EXERCISE INSTRUCTIONS
Write out each line word for word. Drop pictures.

GIVEN MATERIAL

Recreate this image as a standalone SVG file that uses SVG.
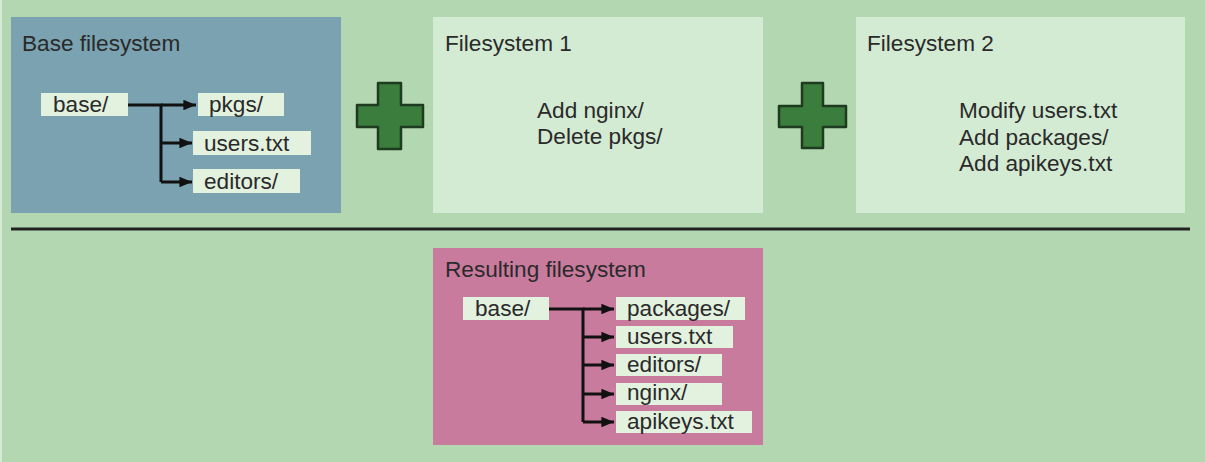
<svg xmlns="http://www.w3.org/2000/svg" width="1205" height="462" viewBox="0 0 1205 462">
<defs>
<style>
text{font-family:"Liberation Sans",Arial,sans-serif;font-size:22.6px;fill:#2a2a2a}
.lbl{fill:#e3f1df}
.conn{fill:none;stroke:#111;stroke-width:3}
.plus{fill:#3a7d3c;stroke:#1e3a1f;stroke-width:2.5;stroke-linejoin:round}
</style>
<marker id="ah" viewBox="0 0 12 10" refX="12" refY="5" markerWidth="4.2" markerHeight="3.6" markerUnits="strokeWidth" orient="auto">
<path d="M0,0 L12,5 L0,10 z" fill="#111"/>
</marker>
</defs>
<rect x="0" y="0" width="1205" height="462" fill="#b3d7b0"/>
<rect x="0" y="0" width="2" height="462" fill="#d6e9d3"/>

<g id="base-fs">
<rect x="11" y="17" width="330" height="196" fill="#7aa2b0"/>
<text x="22" y="51">Base filesystem</text>
<rect class="lbl" x="41" y="93" width="87" height="23"/>
<text x="53" y="112">base/</text>
<rect class="lbl" x="198" y="93" width="86" height="23"/>
<text x="209" y="112">pkgs/</text>
<rect class="lbl" x="193" y="131" width="118" height="24"/>
<text x="204" y="151">users.txt</text>
<rect class="lbl" x="193" y="169" width="107" height="24"/>
<text x="204" y="189">editors/</text>
</g>

<g id="plus1">
<path class="plus" d="M378,83 H401 V105 H423 V127 H401 V149 H378 V127 H357 V105 H378 Z"/>
</g>

<g id="fs1">
<rect x="433" y="17" width="330" height="196" fill="#d4ebd3"/>
<text x="445" y="51">Filesystem 1</text>
<text x="537" y="118">Add nginx/</text>
<text x="537" y="144">Delete pkgs/</text>
</g>

<g id="plus2">
<path class="plus" d="M802,83 H823 V106 H846 V127 H823 V148 H802 V127 H779 V106 H802 Z"/>
</g>

<g id="fs2">
<rect x="856" y="17" width="329" height="196" fill="#d4ebd3"/>
<text x="867" y="51">Filesystem 2</text>
<text x="959" y="118">Modify users.txt</text>
<text x="959" y="145">Add packages/</text>
<text x="959" y="171">Add apikeys.txt</text>
</g>

<g id="separator">
<line x1="11" y1="229" x2="1190" y2="229" stroke="#222" stroke-width="3"/>
</g>

<g id="result-fs">
<rect x="433" y="248" width="330" height="197" fill="#c97b9e"/>
<text x="445" y="277">Resulting filesystem</text>
<rect class="lbl" x="463" y="297" width="86" height="23"/>
<text x="475" y="316">base/</text>
<rect class="lbl" x="616" y="297" width="129" height="23"/>
<text x="627" y="316">packages/</text>
<rect class="lbl" x="616" y="326" width="117" height="22"/>
<text x="627" y="344">users.txt</text>
<rect class="lbl" x="616" y="354" width="106" height="22"/>
<text x="627" y="372">editors/</text>
<rect class="lbl" x="616" y="383" width="106" height="22"/>
<text x="627" y="400">nginx/</text>
<rect class="lbl" x="616" y="411" width="136" height="22"/>
<text x="627" y="429">apikeys.txt</text>
</g>

<g id="connectors">
<path class="conn" d="M128,105 H161 V182"/>
<line class="conn" x1="161" y1="105" x2="196" y2="105" marker-end="url(#ah)"/>
<line class="conn" x1="161" y1="143" x2="192" y2="143" marker-end="url(#ah)"/>
<line class="conn" x1="161" y1="182" x2="192" y2="182" marker-end="url(#ah)"/>
<path class="conn" d="M549,309 H583 V422"/>
<line class="conn" x1="583" y1="309" x2="614" y2="309" marker-end="url(#ah)"/>
<line class="conn" x1="583" y1="337" x2="614" y2="337" marker-end="url(#ah)"/>
<line class="conn" x1="583" y1="365" x2="614" y2="365" marker-end="url(#ah)"/>
<line class="conn" x1="583" y1="394" x2="614" y2="394" marker-end="url(#ah)"/>
<line class="conn" x1="583" y1="422" x2="614" y2="422" marker-end="url(#ah)"/>
</g>
</svg>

CORRECT RESULT
Recreate this image as a standalone SVG file that uses SVG.
<svg xmlns="http://www.w3.org/2000/svg" width="1205" height="462" viewBox="0 0 1205 462">
<defs>
<style>
text{font-family:"Liberation Sans",Arial,sans-serif;font-size:22.6px;fill:#2a2a2a}
.lbl{fill:#e3f1df}
.conn{fill:none;stroke:#111;stroke-width:3}
.plus{fill:#3a7d3c;stroke:#1e3a1f;stroke-width:2.5;stroke-linejoin:round}
</style>
<marker id="ah" viewBox="0 0 12 10" refX="12" refY="5" markerWidth="4.2" markerHeight="3.6" markerUnits="strokeWidth" orient="auto">
<path d="M0,0 L12,5 L0,10 z" fill="#111"/>
</marker>
</defs>
<rect x="0" y="0" width="1205" height="462" fill="#b3d7b0"/>
<rect x="0" y="0" width="2" height="462" fill="#d6e9d3"/>

<g id="base-fs">
<rect x="11" y="17" width="330" height="196" fill="#7aa2b0"/>
<text x="22" y="51">Base filesystem</text>
<rect class="lbl" x="41" y="93" width="87" height="23"/>
<text x="53" y="112">base/</text>
<rect class="lbl" x="198" y="93" width="86" height="23"/>
<text x="209" y="112">pkgs/</text>
<rect class="lbl" x="193" y="131" width="118" height="24"/>
<text x="204" y="151">users.txt</text>
<rect class="lbl" x="193" y="169" width="107" height="24"/>
<text x="204" y="189">editors/</text>
</g>

<g id="plus1">
<path class="plus" d="M378,83 H401 V105 H423 V127 H401 V149 H378 V127 H357 V105 H378 Z"/>
</g>

<g id="fs1">
<rect x="433" y="17" width="330" height="196" fill="#d4ebd3"/>
<text x="445" y="51">Filesystem 1</text>
<text x="537" y="118">Add nginx/</text>
<text x="537" y="144">Delete pkgs/</text>
</g>

<g id="plus2">
<path class="plus" d="M802,83 H823 V106 H846 V127 H823 V148 H802 V127 H779 V106 H802 Z"/>
</g>

<g id="fs2">
<rect x="856" y="17" width="329" height="196" fill="#d4ebd3"/>
<text x="867" y="51">Filesystem 2</text>
<text x="959" y="118">Modify users.txt</text>
<text x="959" y="145">Add packages/</text>
<text x="959" y="171">Add apikeys.txt</text>
</g>

<g id="separator">
<line x1="11" y1="229" x2="1190" y2="229" stroke="#222" stroke-width="3"/>
</g>

<g id="result-fs">
<rect x="433" y="248" width="330" height="197" fill="#c97b9e"/>
<text x="445" y="277">Resulting filesystem</text>
<rect class="lbl" x="463" y="297" width="86" height="23"/>
<text x="475" y="316">base/</text>
<rect class="lbl" x="616" y="297" width="129" height="23"/>
<text x="627" y="316">packages/</text>
<rect class="lbl" x="616" y="326" width="117" height="22"/>
<text x="627" y="344">users.txt</text>
<rect class="lbl" x="616" y="354" width="106" height="22"/>
<text x="627" y="372">editors/</text>
<rect class="lbl" x="616" y="383" width="106" height="22"/>
<text x="627" y="400">nginx/</text>
<rect class="lbl" x="616" y="411" width="136" height="22"/>
<text x="627" y="429">apikeys.txt</text>
</g>

<g id="connectors">
<path class="conn" d="M128,105 H161 V182"/>
<line class="conn" x1="161" y1="105" x2="196" y2="105" marker-end="url(#ah)"/>
<line class="conn" x1="161" y1="143" x2="192" y2="143" marker-end="url(#ah)"/>
<line class="conn" x1="161" y1="182" x2="192" y2="182" marker-end="url(#ah)"/>
<path class="conn" d="M549,309 H583 V422"/>
<line class="conn" x1="583" y1="309" x2="614" y2="309" marker-end="url(#ah)"/>
<line class="conn" x1="583" y1="337" x2="614" y2="337" marker-end="url(#ah)"/>
<line class="conn" x1="583" y1="365" x2="614" y2="365" marker-end="url(#ah)"/>
<line class="conn" x1="583" y1="394" x2="614" y2="394" marker-end="url(#ah)"/>
<line class="conn" x1="583" y1="422" x2="614" y2="422" marker-end="url(#ah)"/>
</g>
</svg>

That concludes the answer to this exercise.